Je reprends grâce à vous deux mon bâton de pèlerin pour témoigner encore une fois de l’importance de cette orthése.
Et pour répondre aux questions posées :
1- Je fais échancrer en forme de U pour diminuer un peu la surface de l’appui palatin.
2- C’est mon labo qui réalise mes plans de morsure
Et encore un grand merci à vous deux
Merci Alain pour ce commentaire encourageant, le partage d’expérience est une démarche gratifiante et aussi un devoir en ce qui me concerne. Nous verrons au cours de cette série de post que nous proposera François que l’utilisation du plan de morsure s’inscrit dans une démarche globale et en ce sens il ne s’agit pas d’un simple dispositif à visée d’obtenir une relaxation mais de proposer un traitement étiologique pérenne. Mais c’est aussi un dispositif précieux dans des cas de reconstructions prothétiques complexes sans qu’il y ait de dysfonction. Le plan bien utilisé rend ces traitements beaucoup plus simples et sûr. Mais le revers de cette efficacité c’est l’exigence dans sa réalisation (thème de ce post), dans sa mise en place et aussi dans le « pilotage » du traitement où le plan accompagne le praticien. J’espère que nous aurons l’occasion au travers d’exemples de montrer tout ce que l’utilisation de ce dispositif peut apporter à notre pratique quotidienne.
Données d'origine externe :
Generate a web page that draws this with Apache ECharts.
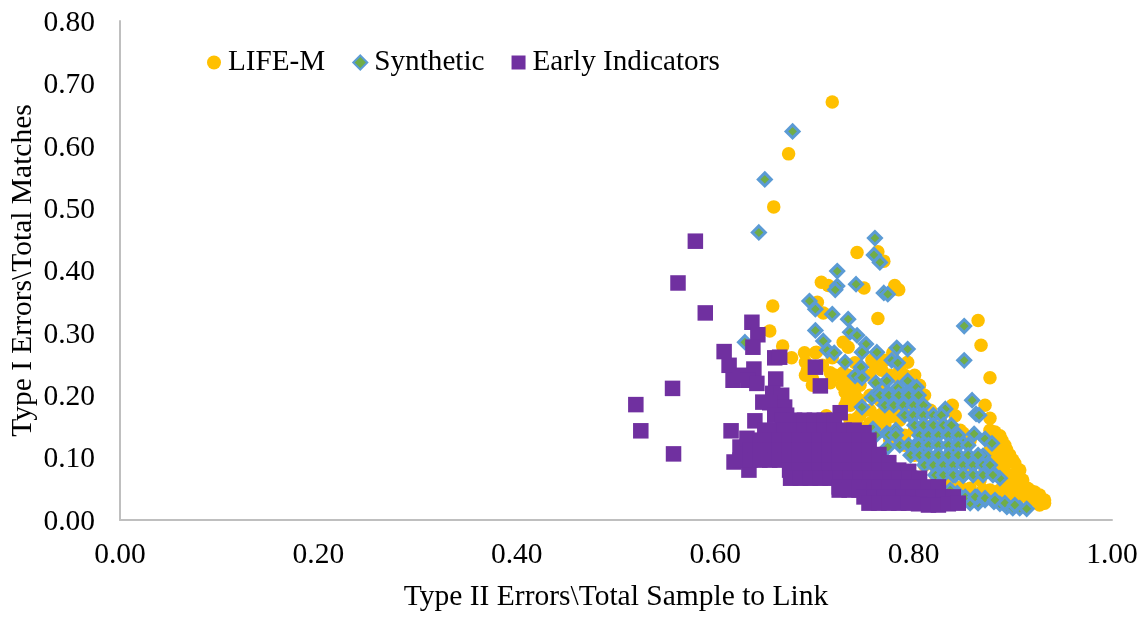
<!DOCTYPE html>
<html>
<head>
<meta charset="utf-8">
<style>html,body{margin:0;padding:0;background:#fff}#c{width:1146px;height:617px}</style>
<script src="https://cdn.jsdelivr.net/npm/echarts@6/dist/echarts.min.js"></script>
</head>
<body>
<div id="c"></div>
<script>
const seriesNames = ['LIFE-M', 'Synthetic', 'Early Indicators'];
const xTitle = 'Type II Errors\\Total Sample to Link';
const yTitle = 'Type I Errors\\Total Matches';

const lifeM = [
[.718,.670],[.674,.587],[.659,.502],[.658,.343],[.707,.381],[.714,.376],[.703,.349],[.709,.332],[.655,.303],[.668,.279],
[.743,.429],[.764,.430],[.770,.415],[.750,.372],[.781,.376],[.785,.369],[.764,.323],[.865,.320],[.868,.280],[.877,.228],
[.677,.260],[.690,.268],[.702,.269],[.691,.253],[.693,.240],[.698,.227],[.729,.285],[.734,.277],[.701,.268],[.718,.260],
[.741,.252],[.729,.236],[.731,.205],[.738,.205],[.733,.192],[.794,.253],[.768,.240],[.779,.268],[.758,.256],[.806,.205],
[.743,.163],[.756,.155],[.776,.165],[.716,.220],[.839,.184],[.842,.167],[.872,.184],[.877,.163],[.882,.141],[.889,.128],
[.894,.112],[.900,.096],[.907,.080],[.910,.064],[.917,.048],[.927,.037],[.932,.032],[.850,.139],[.897,.051],[.870,.048],
[.837,.056],[.824,.061],[.930,.029],[.746,.216],[.756,.200],[.766,.192],[.776,.200],[.786,.224],[.756,.176],[.736,.184],
[.736,.160],[.746,.144],[.766,.144],[.786,.160],[.791,.136],[.712,.167],[.766,.168],[.887,.096],
[.887,.080],[.892,.064],[.897,.072],[.887,.112],[.877,.128],[.872,.080],[.857,.080],[.867,.064],[.887,.048],[.907,.048],
[.847,.144],[.857,.128],[.837,.144],[.827,.160],[.817,.176],[.801,.144],[.811,.152],[.776,.128],[.902,.061],[.892,.040],
[.887,.135],[.892,.120],[.897,.104],[.902,.091],[.905,.077],[.909,.064],[.915,.051],[.922,.045],[.927,.040],[.932,.027],
[.927,.024],[.917,.032],[.907,.037],[.897,.040],[.847,.053],[.857,.051],[.877,.048],[.877,.112],[.882,.096],[.892,.088],
[.897,.056],[.902,.072],[.877,.144],
[.734,.232],[.736,.216],[.728,.216],[.741,.200],[.731,.184],[.746,.192],[.751,.176],[.766,.216],[.776,.232],[.786,.240],
[.791,.232],[.801,.232],[.806,.216],[.811,.200],[.761,.248],[.771,.256],[.756,.232],[.746,.168],[.761,.160],[.771,.176],
[.781,.168],[.791,.176],[.751,.147],[.771,.152],[.781,.128],[.791,.120],[.801,.104],[.811,.088],[.822,.072],[.832,.064],
[.721,.232],[.698,.216],[.691,.232],[.708,.248],[.716,.236]
];

const synthetic = [
[.678,.623],[.650,.546],[.644,.461],[.695,.351],[.701,.338],[.701,.304],[.709,.287],[.630,.285],[.761,.452],[.760,.425],
[.766,.413],[.723,.399],[.723,.375],[.721,.369],[.742,.378],[.770,.364],[.774,.362],[.718,.330],[.734,.322],[.713,.272],
[.720,.268],[.736,.301],[.743,.296],[.752,.282],[.748,.269],[.763,.269],[.731,.253],[.783,.276],[.794,.274],[.778,.256],
[.784,.252],[.747,.245],[.741,.231],[.748,.228],[.762,.220],[.773,.223],[.794,.223],[.748,.181],[.758,.196],[.764,.204],
[.774,.204],[.784,.212],[.803,.213],[.794,.204],[.782,.187],[.799,.192],[.851,.311],[.851,.256],[.859,.192],[.832,.178],
[.863,.170],[.866,.168],[.861,.138],[.872,.130],[.879,.123],[.870,.103],[.879,.077],[.887,.067],[.847,.128],[.832,.149],
[.819,.152],[.811,.133],[.822,.136],[.798,.165],[.808,.170],[.759,.146],[.773,.139],[.782,.144],[.774,.117],[.802,.120],
[.824,.104],[.839,.111],[.808,.109],[.830,.083],[.842,.072],[.850,.071],[.865,.027],[.881,.029],[.894,.021],[.907,.019],
[.914,.018],[.857,.027],[.872,.032],[.887,.026],[.900,.019],[.844,.043],[.837,.048],[.864,.037],
[.844,.037],[.852,.037],[.862,.037],[.872,.035],[.882,.032],[.892,.027],[.902,.024],
[.766,.200],[.775,.200],[.785,.200],[.795,.200],[.805,.200],
[.771,.184],[.780,.184],[.790,.184],[.800,.184],[.810,.184],
[.791,.168],[.800,.168],[.810,.168],[.820,.168],[.828,.168],
[.801,.152],[.810,.152],[.820,.152],[.830,.152],[.838,.152],
[.762,.136],[.775,.136],[.782,.136],[.806,.136],[.815,.136],[.825,.136],[.835,.136],[.845,.136],
[.786,.120],[.795,.120],[.805,.120],[.815,.120],[.825,.120],[.835,.120],[.845,.120],[.855,.120],
[.797,.104],[.806,.104],[.815,.104],[.825,.104],[.835,.104],[.845,.104],[.855,.104],[.865,.104],
[.811,.088],[.820,.088],[.830,.088],[.840,.088],[.850,.088],[.860,.088],[.870,.088],[.877,.088],
[.822,.072],[.830,.072],[.840,.072],[.850,.072],[.860,.072],[.870,.072],[.880,.072]
];

const earlyIndicators = [
[.580,.447],[.5625,.380],[.590,.332],[.637,.317],[.643,.297],[.638,.277],[.609,.270],[.614,.248],[.618,.224],[.557,.211],
[.520,.185],[.525,.143],[.558,.106],[.660,.260],[.665,.261],[.639,.242],[.661,.226],[.701,.245],[.706,.215],[.726,.172],
[.625,.232],[.633,.224],[.642,.219],[.648,.189],[.658,.203],[.667,.200],[.670,.181],[.655,.188],[.640,.159],[.616,.143],
[.625,.117],[.619,.093],[.634,.080],[.632,.131],
[.660,.168],[.672,.168],
[.668,.160],[.680,.160],[.690,.160],[.700,.160],[.710,.160],[.720,.160],
[.650,.144],[.660,.144],[.670,.144],[.680,.144],[.690,.144],[.700,.144],[.710,.144],[.720,.144],[.730,.144],[.740,.144],[.750,.140],
[.645,.128],[.655,.128],[.665,.128],[.675,.128],[.685,.128],[.695,.128],[.705,.128],[.715,.128],[.725,.128],[.735,.128],[.745,.128],[.755,.128],
[.635,.112],[.645,.112],[.655,.112],[.665,.112],[.675,.112],[.685,.112],[.695,.112],[.705,.112],[.715,.112],[.725,.112],[.735,.112],[.745,.112],[.755,.112],[.765,.105],
[.625,.096],[.635,.096],[.645,.096],[.655,.096],[.665,.096],[.675,.096],[.685,.096],[.695,.096],[.705,.096],[.715,.096],[.725,.096],[.735,.096],[.745,.096],[.755,.096],[.765,.096],[.775,.092],
[.675,.080],[.685,.080],[.695,.080],[.705,.080],[.715,.080],[.725,.080],[.735,.080],[.745,.080],[.755,.080],[.765,.080],[.775,.080],[.785,.080],[.795,.078],
[.676,.067],[.686,.067],[.696,.067],[.706,.067],[.716,.067],[.726,.067],[.736,.067],[.746,.067],[.756,.067],[.766,.067],[.776,.067],[.786,.067],[.796,.067],[.806,.067],
[.725,.053],[.735,.053],[.745,.053],[.755,.053],[.765,.053],[.775,.053],[.785,.053],[.795,.053],[.805,.053],[.815,.053],[.825,.053],
[.725,.048],[.735,.048],[.745,.048],
[.750,.037],[.760,.037],[.770,.037],[.780,.037],[.790,.037],[.800,.037],[.810,.037],[.820,.037],[.830,.037],[.840,.037],
[.755,.027],[.765,.027],[.775,.027],[.785,.027],[.795,.027],[.805,.026],[.815,.024],[.825,.024],[.835,.026],[.845,.027]
];

const serif = '"Liberation Serif","Times New Roman",serif';
const axisCommon = {
  min: 0,
  splitLine: {show: false},
  axisTick: {show: false},
  axisLine: {show: true, onZero: false, lineStyle: {color: '#BFBFBF', width: 2}},
  axisLabel: {color: '#000', fontFamily: serif, fontSize: 29.5, formatter: v => v.toFixed(2)},
  nameLocation: 'middle',
  nameMoveOverlap: false,
  nameTextStyle: {color: '#000', fontFamily: serif, fontSize: 29.5}
};
const chart = echarts.init(document.getElementById('c'), null, {renderer: 'canvas'});
chart.setOption({
  animation: false,
  backgroundColor: '#fff',
  grid: {left: 120, right: 34, top: 21, bottom: 97, outerBoundsMode: 'none'},
  legend: {
    left: 202, top: 43, itemWidth: 14, itemHeight: 14, itemGap: 27,
    textStyle: {color: '#000', fontFamily: serif, fontSize: 29.2, padding: [0, 0, 0, 2]},
    data: seriesNames
  },
  xAxis: Object.assign({}, axisCommon, {type: 'value', max: 1, interval: 0.2, name: xTitle, nameGap: 62, axisLabel: Object.assign({}, axisCommon.axisLabel, {margin: 16, padding: [4, 0, 0, 0]})}),
  yAxis: Object.assign({}, axisCommon, {type: 'value', max: 0.8, interval: 0.1, name: yTitle, nameGap: 82, axisLabel: Object.assign({}, axisCommon.axisLabel, {margin: 25, verticalAlign: 'top', lineHeight: 4})}),
  series: [
    {name: seriesNames[0], type: 'scatter', data: lifeM, symbol: 'circle', symbolSize: 13.5, itemStyle: {color: '#FFC000', opacity: 1}},
    {name: seriesNames[1], type: 'scatter', data: synthetic, symbol: 'diamond', symbolSize: 13, itemStyle: {color: '#70AD47', borderColor: '#5B9BD5', borderWidth: 3, opacity: 1}},
    {name: seriesNames[2], type: 'scatter', data: earlyIndicators, symbol: 'rect', symbolSize: 15.5, itemStyle: {color: '#7030A0', opacity: 1}}
  ]
});
</script>
</body>
</html>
Mes prochains posts sur le plans de morsure (réglage en bouche, puis exploitation…) sont déjà en forme. Ils seront intercalés avec des posts similaires sur les gouttières.
Mais j’invite tous ceux qui veulent publier leurs cas (pour illustrer leurs propos) à nous transmettre les documents (images et textes) que nous mettrons en forme bien volontiers pour monter des posts dont ils seront les auteurs et qui ne seront mis en ligne qu’après leur BAT. Et liberté de ton garantie!